Ein weiterer Grund für die Untersuchung des Cortisolwertes ist eine relativ neue hormonell bedingte Störung, die in schulmedizinischen Kreisen zunehmend Aufmerksamkeit erregt: der subklinische Hypercortisolismus, für den es keine eindeutigen diagnostischen Kriterien gibt.14 Menschen mit diesem Krankheitsbild zeigen eine merkwürdige Symptomhäufung: Bluthochdruck, erhöhte Cortisolwerte, Stammfettsucht (mehr als nur ein Rettungsring), Knochenbrüche und erhöhtes Diabetesrisiko.
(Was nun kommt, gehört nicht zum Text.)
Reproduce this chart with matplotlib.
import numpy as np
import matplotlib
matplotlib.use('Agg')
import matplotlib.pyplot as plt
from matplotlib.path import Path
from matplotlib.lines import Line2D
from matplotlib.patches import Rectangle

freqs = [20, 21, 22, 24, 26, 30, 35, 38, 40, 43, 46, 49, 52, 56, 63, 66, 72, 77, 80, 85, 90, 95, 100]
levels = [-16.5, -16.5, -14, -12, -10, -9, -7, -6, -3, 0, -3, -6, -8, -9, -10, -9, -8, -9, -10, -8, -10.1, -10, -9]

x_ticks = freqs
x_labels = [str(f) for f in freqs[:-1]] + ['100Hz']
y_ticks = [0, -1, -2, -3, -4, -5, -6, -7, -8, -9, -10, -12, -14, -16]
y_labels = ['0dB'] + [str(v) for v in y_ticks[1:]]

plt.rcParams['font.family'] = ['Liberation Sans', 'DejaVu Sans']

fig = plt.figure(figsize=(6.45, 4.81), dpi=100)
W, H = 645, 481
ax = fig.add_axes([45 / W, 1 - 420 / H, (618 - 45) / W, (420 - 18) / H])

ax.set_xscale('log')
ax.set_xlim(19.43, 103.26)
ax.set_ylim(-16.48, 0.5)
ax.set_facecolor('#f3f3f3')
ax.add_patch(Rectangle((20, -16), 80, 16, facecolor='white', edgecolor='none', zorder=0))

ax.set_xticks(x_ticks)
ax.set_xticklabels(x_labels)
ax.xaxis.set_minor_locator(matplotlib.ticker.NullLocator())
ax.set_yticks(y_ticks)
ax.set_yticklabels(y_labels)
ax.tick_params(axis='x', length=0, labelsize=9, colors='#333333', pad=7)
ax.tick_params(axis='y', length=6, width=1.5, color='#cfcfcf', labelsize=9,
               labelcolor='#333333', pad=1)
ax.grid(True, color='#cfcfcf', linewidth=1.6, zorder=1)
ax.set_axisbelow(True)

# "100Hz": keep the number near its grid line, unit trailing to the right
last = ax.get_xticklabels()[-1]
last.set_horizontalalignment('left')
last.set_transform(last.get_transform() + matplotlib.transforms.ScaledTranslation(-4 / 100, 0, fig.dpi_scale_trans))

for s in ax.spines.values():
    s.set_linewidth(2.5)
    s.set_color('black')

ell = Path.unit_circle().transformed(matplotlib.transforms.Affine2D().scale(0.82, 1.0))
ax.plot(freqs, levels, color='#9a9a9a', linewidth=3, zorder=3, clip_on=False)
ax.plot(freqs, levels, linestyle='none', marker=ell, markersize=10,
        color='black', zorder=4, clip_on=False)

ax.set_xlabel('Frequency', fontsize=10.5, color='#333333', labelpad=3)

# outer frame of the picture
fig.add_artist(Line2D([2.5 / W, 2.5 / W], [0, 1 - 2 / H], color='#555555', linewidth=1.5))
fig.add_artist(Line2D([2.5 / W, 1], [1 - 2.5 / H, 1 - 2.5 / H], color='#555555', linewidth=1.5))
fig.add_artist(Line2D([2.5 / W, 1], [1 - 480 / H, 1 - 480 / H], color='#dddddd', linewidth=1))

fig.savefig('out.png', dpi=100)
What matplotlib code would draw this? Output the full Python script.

Die Bluthochdruckquote liegt bei 48 bis 92 Prozent und ist eine Folge des übermäßig hohen Cortisols.15 Der Spiegel ist allerdings nicht hoch genug, um die Diagnose Cushing zu rechtfertigen. Doch beim Cortisol sind die diagnostischen Kriterien, wie hoch zu hoch ist, nicht eindeutig, was die Unterscheidung zwischen einem stressbedingten Cortisolüberschuss und dem Cushing-Syndrom erschwert.

Fazit: Lassen Sie den Cortisolspiegel überprüfen, bevor Sie mit der Einnahme von Nahrungsergänzungen beginnen. Haben Sie fünf oder mehr Übereinstimmungen in den Fragebögen von Teil A und/oder Teil B aus dem ersten Kapitel, empfehle ich Ihnen, mit dem Gottfried-Programm zu beginnen, und zwar dahingehend, dass Sie Ihren Lebensstil ändern. Bevor Sie jedoch eine Phytotherapie beginnen oder die Einnahme bioidentischer Hormone in Betracht ziehen, sollten Sie Ihre Werte untersuchen lassen. Sie können Ihren Cortisolspiegel einfach und kostengünstig selbst überprüfen (vgl. Anhang E). Cortisol lässt sich im Blut, im Speichel oder im Urin nachweisen; Sie können sogar einen Haartest machen. Wenn Sie noch menstruieren, müssen Sie bei der Untersuchung unbedingt beachten, an welchem Tag Ihres Zyklus Sie sich befinden, da die Cortisol Awaking Response (CAR) bei der Ovulation anzusteigen scheint.16 Bei Patientinnen, die noch menstruieren, teste ich um den 21. oder 22. Zyklustag, damit die Ergebnisse zuverlässig vergleichbar sind.